**Direction:** Retype the records below word for word and omit any image.

-- start of Input for this task --

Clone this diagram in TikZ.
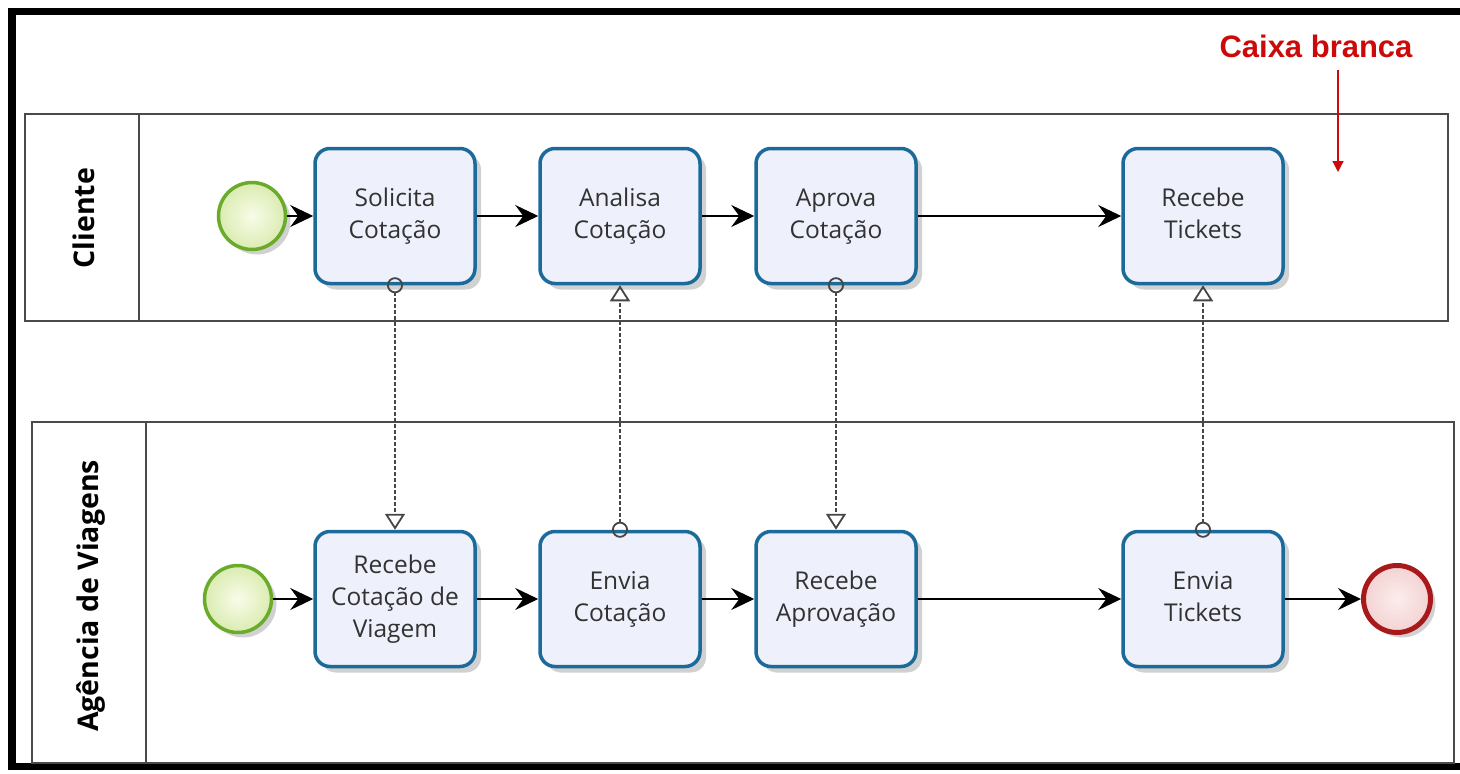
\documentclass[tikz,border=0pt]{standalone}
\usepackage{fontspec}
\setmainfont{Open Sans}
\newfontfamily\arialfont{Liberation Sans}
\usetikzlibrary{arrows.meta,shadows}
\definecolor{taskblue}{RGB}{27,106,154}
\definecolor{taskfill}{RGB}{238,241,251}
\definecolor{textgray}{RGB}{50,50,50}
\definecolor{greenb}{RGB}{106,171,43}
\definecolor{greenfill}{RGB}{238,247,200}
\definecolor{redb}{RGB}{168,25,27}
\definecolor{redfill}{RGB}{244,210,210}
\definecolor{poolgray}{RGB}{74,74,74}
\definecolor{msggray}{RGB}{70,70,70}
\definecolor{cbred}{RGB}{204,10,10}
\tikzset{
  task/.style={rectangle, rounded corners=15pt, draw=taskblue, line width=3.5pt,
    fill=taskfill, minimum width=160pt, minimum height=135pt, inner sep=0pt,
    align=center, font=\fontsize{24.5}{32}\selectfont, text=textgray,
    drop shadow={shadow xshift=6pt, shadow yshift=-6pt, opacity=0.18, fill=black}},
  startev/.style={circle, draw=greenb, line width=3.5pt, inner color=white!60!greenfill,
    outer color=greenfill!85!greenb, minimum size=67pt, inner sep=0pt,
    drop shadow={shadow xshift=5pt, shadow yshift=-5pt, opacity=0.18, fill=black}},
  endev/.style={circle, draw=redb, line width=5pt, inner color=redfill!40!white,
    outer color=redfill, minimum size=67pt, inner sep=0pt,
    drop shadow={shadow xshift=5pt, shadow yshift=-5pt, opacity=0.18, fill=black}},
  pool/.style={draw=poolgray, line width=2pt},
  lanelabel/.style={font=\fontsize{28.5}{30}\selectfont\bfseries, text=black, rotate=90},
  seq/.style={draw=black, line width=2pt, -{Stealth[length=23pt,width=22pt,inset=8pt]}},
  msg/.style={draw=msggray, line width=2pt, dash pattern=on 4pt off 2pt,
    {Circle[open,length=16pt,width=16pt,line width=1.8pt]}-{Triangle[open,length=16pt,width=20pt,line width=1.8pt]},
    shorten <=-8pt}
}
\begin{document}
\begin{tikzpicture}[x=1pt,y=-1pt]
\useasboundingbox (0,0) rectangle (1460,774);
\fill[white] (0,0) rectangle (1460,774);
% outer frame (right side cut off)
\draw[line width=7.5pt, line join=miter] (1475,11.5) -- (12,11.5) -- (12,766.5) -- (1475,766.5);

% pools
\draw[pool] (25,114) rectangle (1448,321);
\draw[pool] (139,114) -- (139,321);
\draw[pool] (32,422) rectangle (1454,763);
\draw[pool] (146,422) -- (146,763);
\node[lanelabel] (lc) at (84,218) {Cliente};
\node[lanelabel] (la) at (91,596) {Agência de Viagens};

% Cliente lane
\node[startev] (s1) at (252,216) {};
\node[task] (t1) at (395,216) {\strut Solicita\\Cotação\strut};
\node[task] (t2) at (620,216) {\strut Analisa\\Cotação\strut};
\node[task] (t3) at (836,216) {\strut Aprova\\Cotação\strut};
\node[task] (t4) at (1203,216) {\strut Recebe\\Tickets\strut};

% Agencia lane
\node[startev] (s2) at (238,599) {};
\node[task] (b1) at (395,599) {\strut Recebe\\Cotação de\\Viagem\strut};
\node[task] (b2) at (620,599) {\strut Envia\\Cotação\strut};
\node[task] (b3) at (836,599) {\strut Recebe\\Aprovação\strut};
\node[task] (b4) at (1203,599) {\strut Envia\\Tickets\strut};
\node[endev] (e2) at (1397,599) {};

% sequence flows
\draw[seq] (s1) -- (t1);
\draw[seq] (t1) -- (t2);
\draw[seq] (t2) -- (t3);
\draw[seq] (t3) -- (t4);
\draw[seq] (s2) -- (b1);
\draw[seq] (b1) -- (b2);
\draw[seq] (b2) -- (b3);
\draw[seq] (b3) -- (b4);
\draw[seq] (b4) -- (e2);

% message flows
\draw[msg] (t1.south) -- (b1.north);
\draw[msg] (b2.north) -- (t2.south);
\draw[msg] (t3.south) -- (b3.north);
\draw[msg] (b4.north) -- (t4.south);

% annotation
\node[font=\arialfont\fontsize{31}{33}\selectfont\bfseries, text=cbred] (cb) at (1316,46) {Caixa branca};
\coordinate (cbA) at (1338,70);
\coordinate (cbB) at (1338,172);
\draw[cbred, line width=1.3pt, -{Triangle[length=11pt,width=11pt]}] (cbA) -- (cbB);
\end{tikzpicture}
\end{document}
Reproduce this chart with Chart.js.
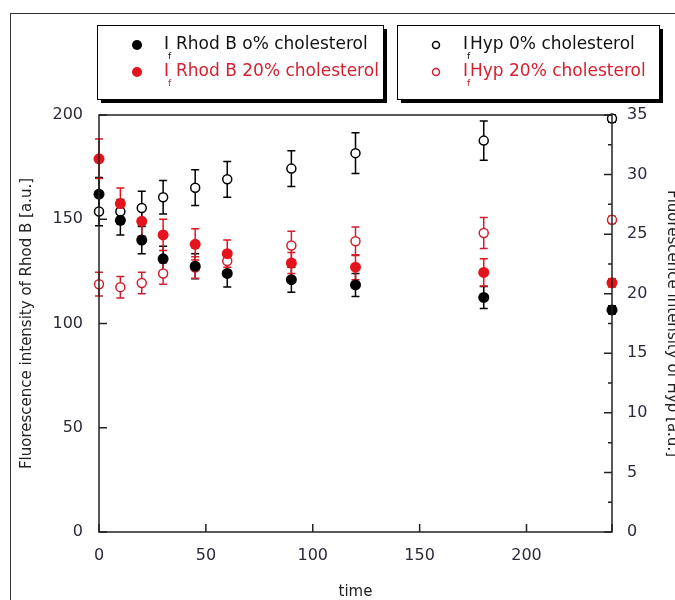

-- end of Input for this task --

**Answer to the exercise:**
Clone this diagram in TikZ.
\documentclass[tikz,border=0pt]{standalone}
\usepackage{fontspec}
\setmainfont{Open Sans}
\newfontfamily\arialfont{Liberation Sans}
\usetikzlibrary{arrows.meta,shadows}
\definecolor{taskblue}{RGB}{27,106,154}
\definecolor{taskfill}{RGB}{238,241,251}
\definecolor{textgray}{RGB}{50,50,50}
\definecolor{greenb}{RGB}{106,171,43}
\definecolor{greenfill}{RGB}{238,247,200}
\definecolor{redb}{RGB}{168,25,27}
\definecolor{redfill}{RGB}{244,210,210}
\definecolor{poolgray}{RGB}{74,74,74}
\definecolor{msggray}{RGB}{70,70,70}
\definecolor{cbred}{RGB}{204,10,10}
\tikzset{
  task/.style={rectangle, rounded corners=15pt, draw=taskblue, line width=3.5pt,
    fill=taskfill, minimum width=160pt, minimum height=135pt, inner sep=0pt,
    align=center, font=\fontsize{24.5}{32}\selectfont, text=textgray,
    drop shadow={shadow xshift=6pt, shadow yshift=-6pt, opacity=0.18, fill=black}},
  startev/.style={circle, draw=greenb, line width=3.5pt, inner color=white!60!greenfill,
    outer color=greenfill!85!greenb, minimum size=67pt, inner sep=0pt,
    drop shadow={shadow xshift=5pt, shadow yshift=-5pt, opacity=0.18, fill=black}},
  endev/.style={circle, draw=redb, line width=5pt, inner color=redfill!40!white,
    outer color=redfill, minimum size=67pt, inner sep=0pt,
    drop shadow={shadow xshift=5pt, shadow yshift=-5pt, opacity=0.18, fill=black}},
  pool/.style={draw=poolgray, line width=2pt},
  lanelabel/.style={font=\fontsize{28.5}{30}\selectfont\bfseries, text=black, rotate=90},
  seq/.style={draw=black, line width=2pt, -{Stealth[length=23pt,width=22pt,inset=8pt]}},
  msg/.style={draw=msggray, line width=2pt, dash pattern=on 4pt off 2pt,
    {Circle[open,length=16pt,width=16pt,line width=1.8pt]}-{Triangle[open,length=16pt,width=20pt,line width=1.8pt]},
    shorten <=-8pt}
}
\begin{document}
\begin{tikzpicture}[x=1pt,y=-1pt]
\useasboundingbox (0,0) rectangle (1460,774);
\fill[white] (0,0) rectangle (1460,774);
% outer frame (right side cut off)
\draw[line width=7.5pt, line join=miter] (1475,11.5) -- (12,11.5) -- (12,766.5) -- (1475,766.5);

% pools
\draw[pool] (25,114) rectangle (1448,321);
\draw[pool] (139,114) -- (139,321);
\draw[pool] (32,422) rectangle (1454,763);
\draw[pool] (146,422) -- (146,763);
\node[lanelabel] (lc) at (84,218) {Cliente};
\node[lanelabel] (la) at (91,596) {Agência de Viagens};

% Cliente lane
\node[startev] (s1) at (252,216) {};
\node[task] (t1) at (395,216) {\strut Solicita\\Cotação\strut};
\node[task] (t2) at (620,216) {\strut Analisa\\Cotação\strut};
\node[task] (t3) at (836,216) {\strut Aprova\\Cotação\strut};
\node[task] (t4) at (1203,216) {\strut Recebe\\Tickets\strut};

% Agencia lane
\node[startev] (s2) at (238,599) {};
\node[task] (b1) at (395,599) {\strut Recebe\\Cotação de\\Viagem\strut};
\node[task] (b2) at (620,599) {\strut Envia\\Cotação\strut};
\node[task] (b3) at (836,599) {\strut Recebe\\Aprovação\strut};
\node[task] (b4) at (1203,599) {\strut Envia\\Tickets\strut};
\node[endev] (e2) at (1397,599) {};

% sequence flows
\draw[seq] (s1) -- (t1);
\draw[seq] (t1) -- (t2);
\draw[seq] (t2) -- (t3);
\draw[seq] (t3) -- (t4);
\draw[seq] (s2) -- (b1);
\draw[seq] (b1) -- (b2);
\draw[seq] (b2) -- (b3);
\draw[seq] (b3) -- (b4);
\draw[seq] (b4) -- (e2);

% message flows
\draw[msg] (t1.south) -- (b1.north);
\draw[msg] (b2.north) -- (t2.south);
\draw[msg] (t3.south) -- (b3.north);
\draw[msg] (b4.north) -- (t4.south);

% annotation
\node[font=\arialfont\fontsize{31}{33}\selectfont\bfseries, text=cbred] (cb) at (1316,46) {Caixa branca};
\coordinate (cbA) at (1338,70);
\coordinate (cbB) at (1338,172);
\draw[cbred, line width=1.3pt, -{Triangle[length=11pt,width=11pt]}] (cbA) -- (cbB);
\end{tikzpicture}
\end{document}
Reproduce this chart with Chart.js.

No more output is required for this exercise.